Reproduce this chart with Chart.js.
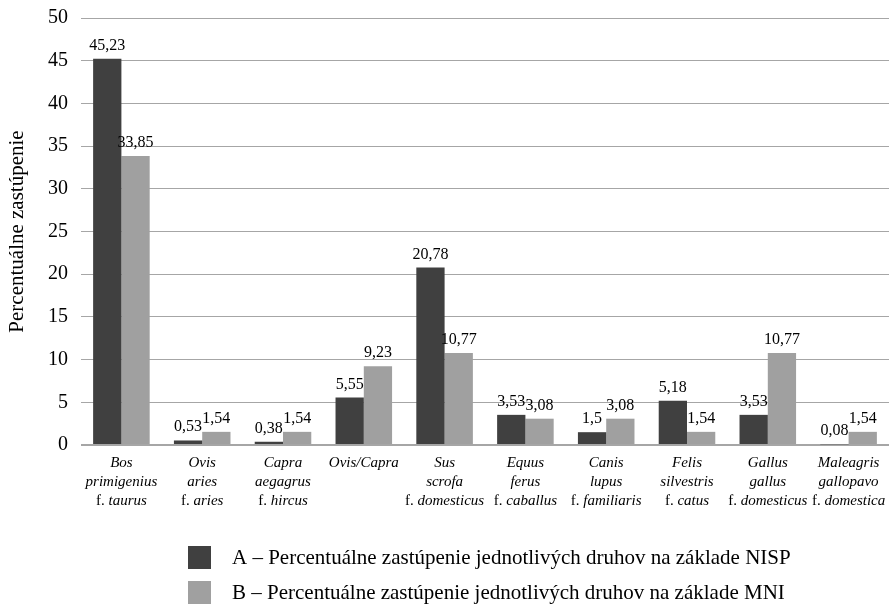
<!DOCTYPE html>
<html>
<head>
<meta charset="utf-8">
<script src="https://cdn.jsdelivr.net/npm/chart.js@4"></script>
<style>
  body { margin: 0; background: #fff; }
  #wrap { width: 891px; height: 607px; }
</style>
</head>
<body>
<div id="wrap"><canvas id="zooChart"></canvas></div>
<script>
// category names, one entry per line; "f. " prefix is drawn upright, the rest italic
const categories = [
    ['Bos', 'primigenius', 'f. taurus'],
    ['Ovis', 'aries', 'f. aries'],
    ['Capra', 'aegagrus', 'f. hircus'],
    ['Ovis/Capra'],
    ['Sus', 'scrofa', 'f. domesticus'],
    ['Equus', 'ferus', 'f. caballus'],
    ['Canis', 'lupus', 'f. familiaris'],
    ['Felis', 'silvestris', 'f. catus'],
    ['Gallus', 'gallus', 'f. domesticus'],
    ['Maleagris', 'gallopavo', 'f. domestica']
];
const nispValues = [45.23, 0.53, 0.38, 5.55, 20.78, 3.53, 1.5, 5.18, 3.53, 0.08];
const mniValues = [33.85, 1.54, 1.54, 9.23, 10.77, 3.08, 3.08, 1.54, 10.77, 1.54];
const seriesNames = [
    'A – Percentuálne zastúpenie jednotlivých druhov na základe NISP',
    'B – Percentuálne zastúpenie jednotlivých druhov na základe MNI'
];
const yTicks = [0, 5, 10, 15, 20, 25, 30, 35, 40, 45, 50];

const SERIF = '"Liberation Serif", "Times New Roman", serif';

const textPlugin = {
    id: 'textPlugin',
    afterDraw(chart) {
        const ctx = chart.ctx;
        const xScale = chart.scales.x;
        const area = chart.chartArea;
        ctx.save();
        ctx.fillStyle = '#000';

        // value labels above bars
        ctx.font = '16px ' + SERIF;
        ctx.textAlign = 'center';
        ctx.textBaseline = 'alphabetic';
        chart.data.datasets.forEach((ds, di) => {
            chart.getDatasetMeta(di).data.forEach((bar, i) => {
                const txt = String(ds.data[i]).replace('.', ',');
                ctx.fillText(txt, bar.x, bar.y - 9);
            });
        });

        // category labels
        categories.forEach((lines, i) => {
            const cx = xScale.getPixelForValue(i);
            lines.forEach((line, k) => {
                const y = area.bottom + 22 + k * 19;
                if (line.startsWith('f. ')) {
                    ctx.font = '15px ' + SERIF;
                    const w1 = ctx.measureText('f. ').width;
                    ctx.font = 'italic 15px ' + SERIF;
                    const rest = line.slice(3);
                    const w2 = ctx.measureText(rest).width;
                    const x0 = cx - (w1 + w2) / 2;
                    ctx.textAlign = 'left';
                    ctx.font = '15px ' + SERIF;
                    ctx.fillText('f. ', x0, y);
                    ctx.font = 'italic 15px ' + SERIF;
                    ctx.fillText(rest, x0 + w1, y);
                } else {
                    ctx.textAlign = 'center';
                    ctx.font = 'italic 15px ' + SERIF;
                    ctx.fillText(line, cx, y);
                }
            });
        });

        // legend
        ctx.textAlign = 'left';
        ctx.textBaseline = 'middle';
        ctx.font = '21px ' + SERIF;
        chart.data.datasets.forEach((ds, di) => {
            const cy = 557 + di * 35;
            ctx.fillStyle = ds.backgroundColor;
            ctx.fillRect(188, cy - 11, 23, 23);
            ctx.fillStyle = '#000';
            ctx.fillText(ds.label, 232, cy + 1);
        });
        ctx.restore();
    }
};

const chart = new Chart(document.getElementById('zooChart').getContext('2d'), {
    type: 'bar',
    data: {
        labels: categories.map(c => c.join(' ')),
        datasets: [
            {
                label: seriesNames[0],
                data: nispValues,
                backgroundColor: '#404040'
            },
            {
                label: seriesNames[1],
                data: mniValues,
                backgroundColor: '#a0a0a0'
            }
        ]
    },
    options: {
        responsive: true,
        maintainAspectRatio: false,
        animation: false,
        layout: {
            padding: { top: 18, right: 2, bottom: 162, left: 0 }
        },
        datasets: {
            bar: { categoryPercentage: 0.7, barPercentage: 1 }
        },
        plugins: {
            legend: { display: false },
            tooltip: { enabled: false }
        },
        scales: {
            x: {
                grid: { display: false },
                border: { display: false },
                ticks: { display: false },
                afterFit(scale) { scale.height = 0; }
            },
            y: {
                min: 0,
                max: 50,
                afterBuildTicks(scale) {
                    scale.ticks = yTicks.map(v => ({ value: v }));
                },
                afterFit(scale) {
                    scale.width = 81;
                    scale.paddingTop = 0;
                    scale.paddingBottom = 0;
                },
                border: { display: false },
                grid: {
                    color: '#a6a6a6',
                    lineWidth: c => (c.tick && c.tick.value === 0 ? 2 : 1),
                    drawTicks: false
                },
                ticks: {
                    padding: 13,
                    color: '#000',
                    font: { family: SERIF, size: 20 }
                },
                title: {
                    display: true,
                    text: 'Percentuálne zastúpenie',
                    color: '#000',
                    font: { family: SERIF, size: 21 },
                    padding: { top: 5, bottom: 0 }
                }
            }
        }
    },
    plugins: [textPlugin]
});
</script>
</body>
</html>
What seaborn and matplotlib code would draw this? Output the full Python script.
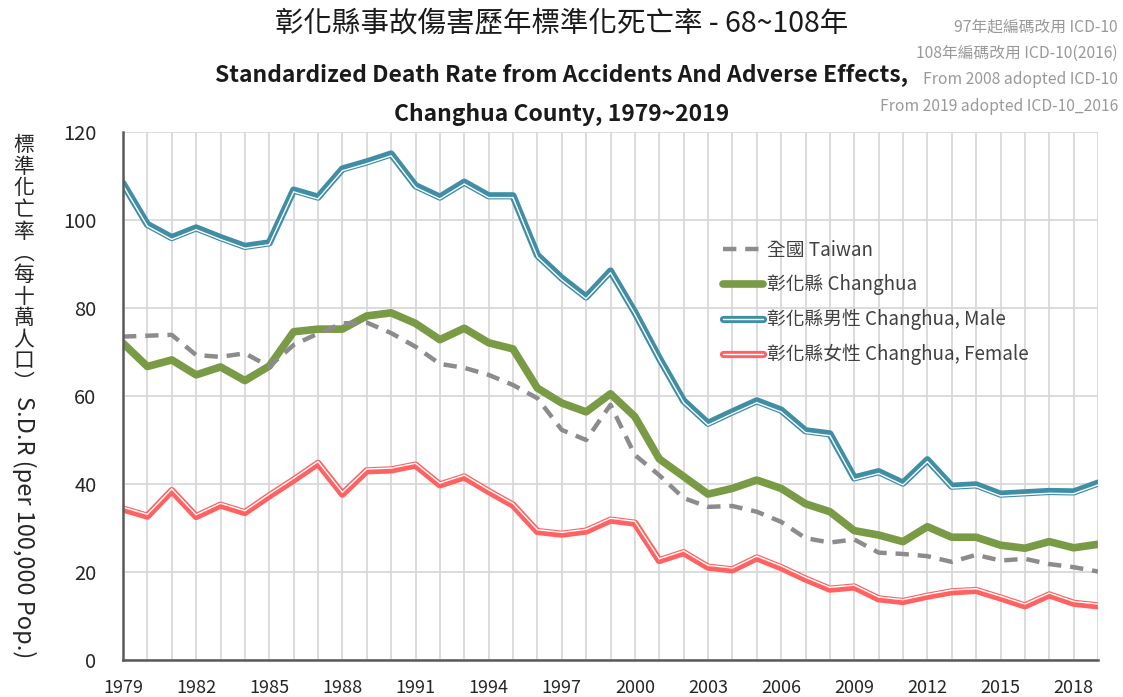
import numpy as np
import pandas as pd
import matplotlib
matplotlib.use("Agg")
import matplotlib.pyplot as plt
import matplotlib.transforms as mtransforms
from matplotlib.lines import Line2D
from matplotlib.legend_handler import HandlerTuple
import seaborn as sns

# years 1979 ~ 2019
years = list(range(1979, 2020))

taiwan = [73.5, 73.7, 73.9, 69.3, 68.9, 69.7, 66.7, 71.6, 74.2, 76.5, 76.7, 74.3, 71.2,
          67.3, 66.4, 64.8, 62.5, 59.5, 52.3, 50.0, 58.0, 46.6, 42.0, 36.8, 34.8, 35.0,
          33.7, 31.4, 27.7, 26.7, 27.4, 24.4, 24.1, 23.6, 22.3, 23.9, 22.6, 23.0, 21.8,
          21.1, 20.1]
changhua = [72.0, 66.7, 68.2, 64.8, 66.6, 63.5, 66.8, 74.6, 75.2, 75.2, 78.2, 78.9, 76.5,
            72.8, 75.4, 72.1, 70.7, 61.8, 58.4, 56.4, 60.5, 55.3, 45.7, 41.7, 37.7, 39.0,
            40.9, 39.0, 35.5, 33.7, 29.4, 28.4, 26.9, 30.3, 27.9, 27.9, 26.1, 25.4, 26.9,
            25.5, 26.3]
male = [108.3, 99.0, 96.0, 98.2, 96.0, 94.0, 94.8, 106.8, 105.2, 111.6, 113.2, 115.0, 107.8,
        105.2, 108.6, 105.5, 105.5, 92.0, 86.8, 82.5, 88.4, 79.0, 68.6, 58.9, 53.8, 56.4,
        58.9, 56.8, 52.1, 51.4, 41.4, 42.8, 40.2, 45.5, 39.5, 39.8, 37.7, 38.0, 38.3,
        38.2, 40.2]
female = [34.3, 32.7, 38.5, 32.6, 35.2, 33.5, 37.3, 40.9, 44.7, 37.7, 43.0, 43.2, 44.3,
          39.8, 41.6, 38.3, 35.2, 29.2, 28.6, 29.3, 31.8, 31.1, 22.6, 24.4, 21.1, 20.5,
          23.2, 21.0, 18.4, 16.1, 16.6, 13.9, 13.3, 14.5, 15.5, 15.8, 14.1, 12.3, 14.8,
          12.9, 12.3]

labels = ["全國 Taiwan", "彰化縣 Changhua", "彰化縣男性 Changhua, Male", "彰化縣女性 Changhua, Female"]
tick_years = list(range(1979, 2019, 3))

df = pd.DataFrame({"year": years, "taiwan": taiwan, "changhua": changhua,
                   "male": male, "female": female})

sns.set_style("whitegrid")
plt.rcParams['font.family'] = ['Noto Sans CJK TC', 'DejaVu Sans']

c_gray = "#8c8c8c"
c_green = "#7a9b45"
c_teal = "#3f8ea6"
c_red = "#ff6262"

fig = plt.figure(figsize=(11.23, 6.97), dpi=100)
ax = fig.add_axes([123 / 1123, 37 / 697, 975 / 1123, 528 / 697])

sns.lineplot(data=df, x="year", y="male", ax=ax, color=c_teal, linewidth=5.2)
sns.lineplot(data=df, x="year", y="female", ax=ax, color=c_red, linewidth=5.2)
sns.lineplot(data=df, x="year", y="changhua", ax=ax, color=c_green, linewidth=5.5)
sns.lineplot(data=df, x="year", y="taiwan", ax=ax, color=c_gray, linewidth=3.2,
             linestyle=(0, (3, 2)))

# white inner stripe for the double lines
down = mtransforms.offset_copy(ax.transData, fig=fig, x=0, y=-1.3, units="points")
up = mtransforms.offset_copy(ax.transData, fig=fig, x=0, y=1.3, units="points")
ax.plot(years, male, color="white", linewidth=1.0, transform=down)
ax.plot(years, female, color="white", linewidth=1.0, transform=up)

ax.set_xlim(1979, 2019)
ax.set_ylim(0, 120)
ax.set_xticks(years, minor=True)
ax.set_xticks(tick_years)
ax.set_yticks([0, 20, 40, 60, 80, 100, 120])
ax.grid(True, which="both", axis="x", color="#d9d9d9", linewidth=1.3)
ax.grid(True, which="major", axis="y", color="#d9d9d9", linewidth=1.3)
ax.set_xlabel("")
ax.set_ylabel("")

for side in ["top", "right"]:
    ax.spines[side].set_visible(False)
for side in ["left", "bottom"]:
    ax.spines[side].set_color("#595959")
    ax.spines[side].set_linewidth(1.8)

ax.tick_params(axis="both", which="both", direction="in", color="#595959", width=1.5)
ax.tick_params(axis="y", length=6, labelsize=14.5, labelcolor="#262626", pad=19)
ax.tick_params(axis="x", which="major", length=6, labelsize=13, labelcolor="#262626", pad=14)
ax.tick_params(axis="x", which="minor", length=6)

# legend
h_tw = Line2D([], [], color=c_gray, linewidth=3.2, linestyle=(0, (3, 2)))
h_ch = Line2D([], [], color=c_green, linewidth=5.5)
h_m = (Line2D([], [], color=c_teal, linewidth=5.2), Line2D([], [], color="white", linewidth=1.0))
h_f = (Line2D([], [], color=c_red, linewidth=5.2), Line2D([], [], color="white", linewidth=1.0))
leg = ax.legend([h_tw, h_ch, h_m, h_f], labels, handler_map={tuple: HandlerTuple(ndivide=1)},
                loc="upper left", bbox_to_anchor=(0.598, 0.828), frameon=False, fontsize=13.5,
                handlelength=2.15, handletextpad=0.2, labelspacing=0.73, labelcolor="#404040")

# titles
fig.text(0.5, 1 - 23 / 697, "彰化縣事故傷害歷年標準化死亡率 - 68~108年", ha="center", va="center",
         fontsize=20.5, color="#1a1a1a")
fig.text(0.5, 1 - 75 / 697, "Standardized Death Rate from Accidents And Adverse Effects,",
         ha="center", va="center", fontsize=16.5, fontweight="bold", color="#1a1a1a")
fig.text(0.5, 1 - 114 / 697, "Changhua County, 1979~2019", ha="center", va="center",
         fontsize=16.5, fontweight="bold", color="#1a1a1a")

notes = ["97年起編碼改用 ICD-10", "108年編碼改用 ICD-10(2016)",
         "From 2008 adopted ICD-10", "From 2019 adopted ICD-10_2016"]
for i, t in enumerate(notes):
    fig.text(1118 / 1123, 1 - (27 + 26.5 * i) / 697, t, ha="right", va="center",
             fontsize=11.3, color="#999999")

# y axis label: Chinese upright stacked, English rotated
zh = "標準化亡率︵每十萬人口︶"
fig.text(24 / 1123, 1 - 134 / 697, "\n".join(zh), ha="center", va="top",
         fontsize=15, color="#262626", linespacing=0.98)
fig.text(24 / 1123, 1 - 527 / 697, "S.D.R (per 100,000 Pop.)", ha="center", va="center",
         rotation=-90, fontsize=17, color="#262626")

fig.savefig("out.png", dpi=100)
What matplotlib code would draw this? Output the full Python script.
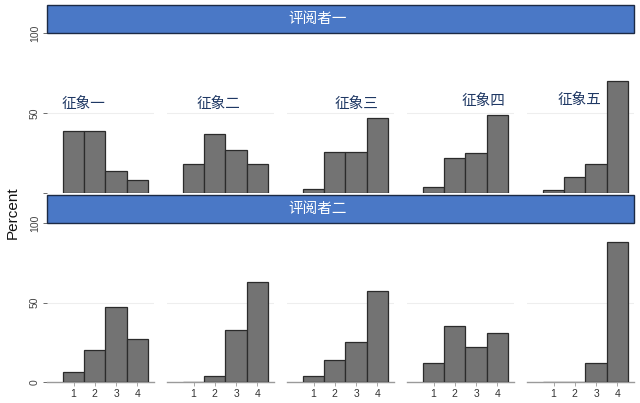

━━━━━━

> [SET PROBLEM]:
From the material above, reproduce only what runs from the line holding "What seaborn and" down to the line holding "years = list(range(1979, 2020))", both included, pictures excluded.

> [RIGHT ANSWER]:
What seaborn and matplotlib code would draw this? Output the full Python script.
import numpy as np
import pandas as pd
import matplotlib
matplotlib.use("Agg")
import matplotlib.pyplot as plt
import matplotlib.transforms as mtransforms
from matplotlib.lines import Line2D
from matplotlib.legend_handler import HandlerTuple
import seaborn as sns

# years 1979 ~ 2019
years = list(range(1979, 2020))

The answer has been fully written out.